Fleuriot de Langle’s naval career spanned decades and was marked by a variety of notable accomplishments. In 1830, he participated in the expedition to Algiers aboard the Duquesne, and later that same year, he was part of the campaign in the Antilles. He also played a role in the blockade of Antwerp in 1833 while serving on the Flore. His exploratory spirit was evident in his service aboard the Recherche during campaigns to Spitzbergen and Norway. By 1840, he had earned his first command aboard the Malouine, attached to the Naval Division of the West African coast. During this mission, he honed his skills as a diplomat and negotiator, forging treaties with local populations as a Government Commissioner. In 1845, his diplomatic acumen earned him a role alongside M. de Broglie in England, where they successfully negotiated the removal of Britain’s right to inspect French ships. His career continued with a series of impactful assignments. Returning to West Africa aboard the Caraïbe, he led campaigns in the southern seas. In 1848, he commanded the Poursuivante, followed by the Génie and the Andromède, which he took to La Plata. He played an instrumental role in the Crimean War from 1854 to 1856, serving on the Turenne, during which he transported 6,000 troops to the frontlines. His leadership during these pivotal conflicts demonstrated both his military and logistical expertise.

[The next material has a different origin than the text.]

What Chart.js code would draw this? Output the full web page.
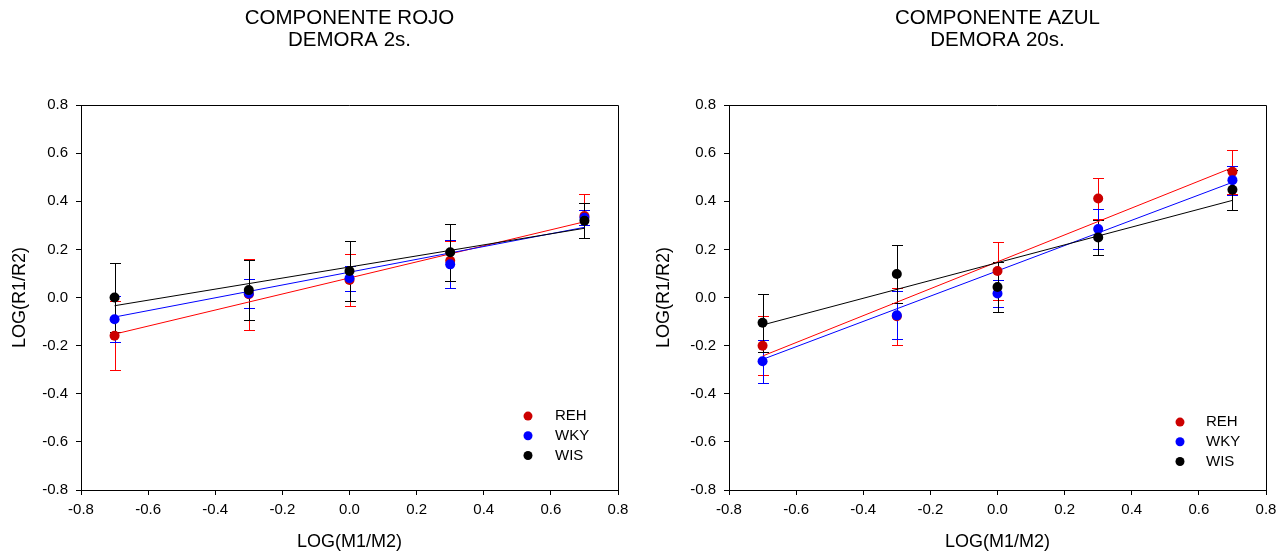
<!DOCTYPE html>
<html>
<head>
<meta charset="utf-8">
<script src="https://cdn.jsdelivr.net/npm/chart.js@4/dist/chart.umd.min.js"></script>
<style>
html, body { margin: 0; padding: 0; background: #fff; overflow: hidden; }
#wrap { position: relative; width: 1288px; height: 556px; }
.box { position: absolute; top: 0; width: 644px; height: 556px; }
</style>
</head>
<body>
<div id="wrap">
	<div class="box" style="left:0"><canvas id="chartRojo" width="644" height="556"></canvas></div>
	<div class="box" style="left:644px"><canvas id="chartAzul" width="644" height="556"></canvas></div>
</div>
<script>
// x positions shared by both panels
const xVals = [-0.7, -0.3, 0, 0.3, 0.7];
const axisTicks = [-0.8, -0.6, -0.4, -0.2, 0, 0.2, 0.4, 0.6, 0.8];
const seriesNames = ['REH', 'WKY', 'WIS'];

// COMPONENTE ROJO - DEMORA 2s.
const rojoReh = [-0.159, 0.014, 0.073, 0.153, 0.339];
const rojoRehErr = [0.143, 0.148, 0.110, 0.083, 0.092];
const rojoWky = [-0.090, 0.017, 0.080, 0.138, 0.332];
const rojoWkyErr = [0.095, 0.059, 0.052, 0.100, 0.032];
const rojoWis = [0.000, 0.031, 0.110, 0.188, 0.319];
const rojoWisErr = [0.145, 0.124, 0.126, 0.118, 0.072];
// regression line ends (at x=-0.7 and x=0.7)
const rojoRehFit = [-0.152, 0.315];
const rojoWkyFit = [-0.081, 0.292];
const rojoWisFit = [-0.034, 0.288];

// COMPONENTE AZUL - DEMORA 20s.
const azulReh = [-0.200, -0.078, 0.110, 0.412, 0.523];
const azulRehErr = [0.122, 0.119, 0.120, 0.085, 0.092];
const azulWky = [-0.265, -0.074, 0.017, 0.285, 0.488];
const azulWkyErr = [0.090, 0.100, 0.055, 0.082, 0.060];
const azulWis = [-0.105, 0.098, 0.044, 0.250, 0.448];
const azulWisErr = [0.120, 0.120, 0.105, 0.072, 0.083];
const azulRehFit = [-0.243, 0.540];
const azulWkyFit = [-0.257, 0.479];
const azulWisFit = [-0.114, 0.404];

const FONT = "'Liberation Sans', Arial, sans-serif";
const lineColors = ['#ff0000', '#0000ff', '#000000'];
const dotColors = ['#cc0000', '#0000ff', '#000000'];

function fmt(v) {
	if (Math.abs(v) < 1e-9) v = 0;
	return v.toFixed(1);
}

// vertical error bars with caps, drawn under the points
const errorBars = {
	id: 'errorBars',
	beforeDatasetsDraw(chart, args, opts) {
		const ctx = chart.ctx;
		const x = chart.scales.x, y = chart.scales.y;
		ctx.save();
		ctx.lineWidth = 1;
		opts.sets.forEach((s, k) => {
			ctx.strokeStyle = lineColors[k];
			xVals.forEach((xv, i) => {
				const px = Math.round(x.getPixelForValue(xv)) + 0.5;
				const top = Math.round(y.getPixelForValue(s.vals[i] + s.errs[i])) + 0.5;
				const bot = Math.round(y.getPixelForValue(s.vals[i] - s.errs[i])) + 0.5;
				ctx.beginPath();
				ctx.moveTo(px, top); ctx.lineTo(px, bot);
				ctx.moveTo(px - 5.5, top); ctx.lineTo(px + 5.5, top);
				ctx.moveTo(px - 5.5, bot); ctx.lineTo(px + 5.5, bot);
				ctx.stroke();
			});
		});
		ctx.restore();
	}
};

// top and right sides of the frame
const frame = {
	id: 'frame',
	afterDraw(chart) {
		const {ctx, chartArea: a} = chart;
		ctx.save();
		ctx.strokeStyle = '#000';
		ctx.lineWidth = 1;
		ctx.beginPath();
		ctx.moveTo(Math.round(a.left), Math.round(a.top) + 0.5);
		ctx.lineTo(Math.round(a.right) + 0.5, Math.round(a.top) + 0.5);
		ctx.lineTo(Math.round(a.right) + 0.5, Math.round(a.bottom));
		ctx.stroke();
		ctx.restore();
	}
};

// legend box inside the plot, lower right
const innerLegend = {
	id: 'innerLegend',
	afterDatasetsDraw(chart, args, opts) {
		const {ctx, chartArea: a} = chart;
		ctx.save();
		ctx.font = '15px ' + FONT;
		ctx.textBaseline = 'middle';
		ctx.textAlign = 'left';
		seriesNames.forEach((name, k) => {
			const yy = a.top + opts.top + k * opts.step;
			ctx.fillStyle = dotColors[k];
			ctx.beginPath();
			ctx.arc(a.right - opts.dot, yy, 4.5, 0, Math.PI * 2);
			ctx.fill();
			ctx.fillStyle = '#000';
			ctx.fillText(name, a.right - opts.text, yy);
		});
		ctx.restore();
	}
};

function makeChart(id, title, vals, errs, fits, legendOpts, yWidth) {
	const datasets = [];
	// points: WIS on top of WKY on top of REH
	vals.forEach((v, k) => {
		datasets.push({
			label: seriesNames[k],
			data: xVals.map((xv, i) => ({x: xv, y: v[i]})),
			showLine: false,
			pointRadius: 5,
			pointBackgroundColor: dotColors[k],
			pointBorderWidth: 0,
			order: 2 - k
		});
	});
	fits.forEach((f, k) => {
		datasets.push({
			label: seriesNames[k] + ' fit',
			data: [{x: xVals[0], y: f[0]}, {x: xVals[xVals.length - 1], y: f[1]}],
			showLine: true,
			borderColor: lineColors[k],
			borderWidth: 1,
			pointRadius: 0,
			order: 5 - k
		});
	});

	const tickFont = {family: FONT, size: 15};
	const titleFont = {family: FONT, size: 18};

	return new Chart(document.getElementById(id), {
		type: 'scatter',
		data: {datasets: datasets},
		options: {
			responsive: false,
			animation: false,
			layout: {padding: {left: 0, right: 644 - yWidth - 537, top: 0, bottom: 0}},
			plugins: {
				legend: {display: false},
				tooltip: {enabled: false},
				title: {
					display: true,
					text: title,
					fullSize: false,
					color: '#000',
					font: {family: FONT, size: 20.5, weight: 'normal', lineHeight: 1.1},
					padding: {top: 7, bottom: 53}
				},
				errorBars: {sets: vals.map((v, k) => ({vals: v, errs: errs[k]}))},
				innerLegend: legendOpts
			},
			scales: {
				x: {
					type: 'linear',
					min: -0.8,
					max: 0.8,
					afterBuildTicks: s => { s.ticks = axisTicks.map(v => ({value: v})); },
					afterFit: s => { s.height = 66; },
					ticks: {callback: fmt, font: tickFont, color: '#000', padding: 6, maxRotation: 0},
					grid: {drawOnChartArea: false, tickLength: 5, color: '#000'},
					border: {color: '#000'},
					title: {display: true, text: 'LOG(M1/M2)', color: '#000', font: titleFont, padding: {top: 0, bottom: 3}}
				},
				y: {
					type: 'linear',
					min: -0.8,
					max: 0.8,
					afterBuildTicks: s => { s.ticks = axisTicks.map(v => ({value: v})); },
					afterFit: s => { s.width = yWidth; },
					ticks: {callback: fmt, font: tickFont, color: '#000', padding: 8},
					grid: {drawOnChartArea: false, tickLength: 5, color: '#000'},
					border: {color: '#000'},
					title: {display: true, text: 'LOG(R1/R2)', color: '#000', font: titleFont, padding: {top: 9, bottom: 0}}
				}
			}
		},
		plugins: [errorBars, frame, innerLegend]
	});
}

makeChart('chartRojo', ['COMPONENTE ROJO', 'DEMORA 2s.'],
	[rojoReh, rojoWky, rojoWis], [rojoRehErr, rojoWkyErr, rojoWisErr],
	[rojoRehFit, rojoWkyFit, rojoWisFit],
	{top: 311, step: 19.7, dot: 90, text: 63}, 81);

makeChart('chartAzul', ['COMPONENTE AZUL', 'DEMORA 20s.'],
	[azulReh, azulWky, azulWis], [azulRehErr, azulWkyErr, azulWisErr],
	[azulRehFit, azulWkyFit, azulWisFit],
	{top: 317, step: 19.7, dot: 86, text: 60}, 85);
</script>
</body>
</html>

De Langle’s most significant role came as Commander of the Naval Station for the East African Coasts. His responsibilities were vast, encompassing the surveillance of Indian Ocean maritime routes, protecting French political and economic interests, ensuring the safety of merchant ships, and overseeing the recruitment of workers. His assignments brought him to regions such as Madagascar, Mascate, and Zanzibar. He was particularly involved in Zanzibar during the investigation into the death of Lambert, an episode that highlighted the complexity of his duties and the extended nature of his missions. He married Suzanne Armande de La Monneraye, grandniece of Pierre Bruno Jean de La Monneraye, on 29 June 1836 in Morlaix, a first cousin once removed. Their son, Émile Fleuriot de Langle (1837–1881), assistant to the explorer Joseph Lambert in Madagascar, had with the Djoumbé (sultana) Fatima of Mohéli, a daughter, Salima, the last queen of Mohéli (1874–1964), who was deposed by the French government and exiled to France in 1909.